Front Derailleur NEW Shimano Tiagra4400 Silver Finish 
Rear Derailleur NEW Shimano 105 Silver Finish 
Shifters NEW Shimano Tiagra4400 Integrated STI 27 Speed, Flight Deck Compatible, Silver Finish 
Cassette/Freewheel Shimano 9 Speed Cassette 12-25T (27 total gears) 
Brake Levers Shimano 4400 STI (Integrated Brake and Shift levers) 

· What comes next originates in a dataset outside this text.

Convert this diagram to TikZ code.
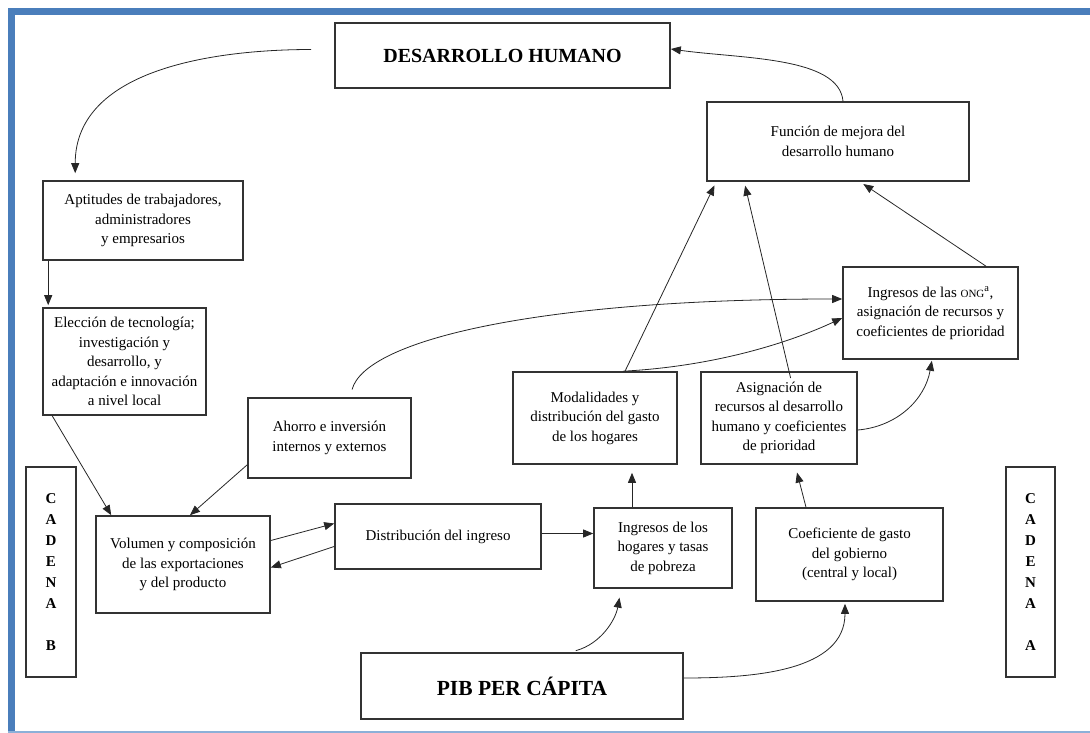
\documentclass[tikz,border=0pt]{standalone}
\usepackage{fontspec}
\setmainfont{Liberation Serif}
\usetikzlibrary{arrows.meta, positioning, calc}
\definecolor{framebar}{RGB}{74,126,187}
\definecolor{frameline}{RGB}{140,176,216}

\begin{document}
\begin{tikzpicture}[x=1pt, y=-1pt,
  box/.style={rectangle, draw=black!80, line width=1.6pt, fill=white,
    align=center, inner sep=2pt, font=\fontsize{15}{19.5}\selectfont},
  titlebox/.style={box, font=\fontsize{20}{24}\selectfont\bfseries},
  chainbox/.style={box, font=\fontsize{15}{21}\selectfont\bfseries},
  arr/.style={-{Triangle[length=10pt, width=8pt]}, line width=0.8pt, draw=black!85}
]
\useasboundingbox (0,0) rectangle (1090,733);

%% ==== Frame ====
\fill[framebar] (8,8) rectangle (1090,15);
\fill[framebar] (8,8) rectangle (15,733);
\draw[frameline, line width=2pt] (8,731.5) -- (1090,731.5);

%% ==== Top: human development ====
\node[titlebox, minimum width=335pt, minimum height=65pt] (DH) at (502.5,55.5) {DESARROLLO HUMANO};
\node[box, minimum width=262pt, minimum height=79pt] (FM) at (838,141.5) {Función de mejora del\\desarrollo humano};

%% ==== Chain B (left) ====
\node[box, minimum width=200pt, minimum height=79pt] (AP) at (143,220.5) {Aptitudes de trabajadores,\\administradores\\y empresarios};
\node[box, minimum width=163pt, minimum height=107pt] (ET) at (124.5,361.5) {Elección de tecnología;\\investigación y\\desarrollo, y\\adaptación e innovación\\a nivel local};
\node[box, minimum width=163pt, minimum height=80pt] (AI) at (329.5,438) {Ahorro e inversión\\internos y externos};
\node[box, minimum width=174pt, minimum height=97pt] (VE) at (183,564.5) {Volumen y composición\\de las exportaciones\\y del producto};
\node[box, minimum width=206pt, minimum height=65pt] (DI) at (438,536.5) {Distribución del ingreso};

%% ==== Chain A (right) ====
\node[box, minimum width=175pt, minimum height=92pt] (ONG) at (930.5,313) {Ingresos de las {\fontsize{11}{13}\selectfont ONG}\textsuperscript{a},\\asignación de recursos y\\coeficientes de prioridad};
\node[box, minimum width=164pt, minimum height=92pt] (MG) at (595,418) {Modalidades y\\distribución del gasto\\de los hogares};
\node[box, minimum width=156pt, minimum height=92pt] (AR) at (779,418) {Asignación de\\recursos al desarrollo\\humano y coeficientes\\de prioridad};
\node[box, minimum width=138pt, minimum height=80pt] (IH) at (663,548) {Ingresos de los\\hogares y tasas\\de pobreza};
\node[box, minimum width=187pt, minimum height=93pt] (CG) at (849.5,554.5) {Coeficiente de gasto\\del gobierno\\(central y local)};

%% ==== Bottom: income per capita ====
\node[titlebox, minimum width=322pt, minimum height=66pt, font=\fontsize{21.5}{25}\selectfont\bfseries] (PIB) at (522,686) {PIB PER CÁPITA};

%% ==== Chain labels ====
\node[chainbox, minimum width=50pt, minimum height=210pt] (CB) at (51,572) {C\\A\\D\\E\\N\\A\\\mbox{}\\B};
\node[chainbox, minimum width=49pt, minimum height=210pt] (CA) at (1030.5,572) {C\\A\\D\\E\\N\\A\\\mbox{}\\A};

%% ==== Chain B arrows ====
\draw[arr, shorten <=23pt, shorten >=7pt] ([yshift=6pt]DH.west) to[out=180, in=90] ([xshift=33pt]AP.north west);
\draw[arr, shorten >=2pt] ([xshift=6pt]AP.south west) -- ([xshift=6pt]ET.north west);
\draw[arr] ([xshift=10pt]ET.south west) -- ([xshift=16pt]VE.north west);
\draw[arr] ([yshift=14pt]AI.south west) -- ([xshift=7pt]VE.north);
\draw[arr] ([yshift=24pt]VE.east) -- ([yshift=13pt]DI.west);
\draw[arr] ([yshift=-10pt]DI.west) -- ([yshift=-3pt]VE.east);
\draw[arr] ([yshift=3pt]DI.east) -- ([yshift=3pt]DI.east -| IH.west);

%% ==== Chain A arrows ====
\draw[arr, shorten >=8pt] ([xshift=-31pt]IH.north) -- ([xshift=-31pt]IH.north |- MG.south);
\draw[arr, shorten >=8pt] ([xshift=-43.5pt]CG.north) -- ([xshift=16pt]AR.south);
\draw[arr, shorten <=6pt, shorten >=9pt] ([xshift=48pt]PIB.north) to[out=15, in=-100] ([xshift=-42pt]IH.south);
\draw[arr, shorten >=2pt] ([yshift=8pt]PIB.east) to[out=0, in=-90] ([xshift=-4.5pt]CG.south);
\draw[arr, shorten >=1pt] ([yshift=-12pt]AR.east) to[out=5, in=-100] ([xshift=1.5pt]ONG.south);

%% ==== Into the improvement function ====
\draw[arr, shorten >=4pt] ([xshift=30pt]MG.north) -- ([xshift=10pt]FM.south west);
\draw[arr, shorten <=-7pt, shorten >=4pt] ([xshift=10pt]AR.north) -- ([xshift=38pt]FM.south west);
\draw[arr, shorten >=4pt] ([xshift=55.5pt]ONG.north) -- ([xshift=22pt]FM.south);
\draw[arr] ([xshift=5pt]FM.north) to[out=95, in=-8, out distance=45pt] ([yshift=6.5pt]DH.east);

%% ==== Into the NGO box ====
\draw[arr, shorten <=8pt] ([xshift=20.5pt]AI.north) to[out=75, in=180, out distance=60pt, in distance=300pt] ([yshift=14pt]ONG.west);
\draw[arr] ([xshift=28pt]MG.north) to[out=3, in=205, out distance=90pt, in distance=60pt] ([yshift=-5pt]ONG.west);

\end{tikzpicture}
\end{document}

I'm not too concerned with weight.. It's more about quality and not having the other riders leaving me in the dust on the trail.. FYI, the bike info listed is the Motobecane Vent Noir on bikesdirect.com

Thanks for your feedback...


----------



## madvax (Nov 6, 2005)

tbrown524 said:


> My question to you guys is if there is a hugh difference between shimano sora which I'm used to riding and what's show below...
> 
> Front Derailleur NEW Shimano Tiagra4400 Silver Finish
> Rear Derailleur NEW Shimano 105 Silver Finish
> ...


Welcome to the forum.

The Tiagra/105 combination is better quality than the Sora. Not sure I would call it huge, but it is significant. Also the Tiagra/105 is 9 speeds and the Sora is 8 speed 



tbrown524 said:


> I'm not too concerned with weight.. It's more about quality and not having the other riders leaving me in the dust on the trail..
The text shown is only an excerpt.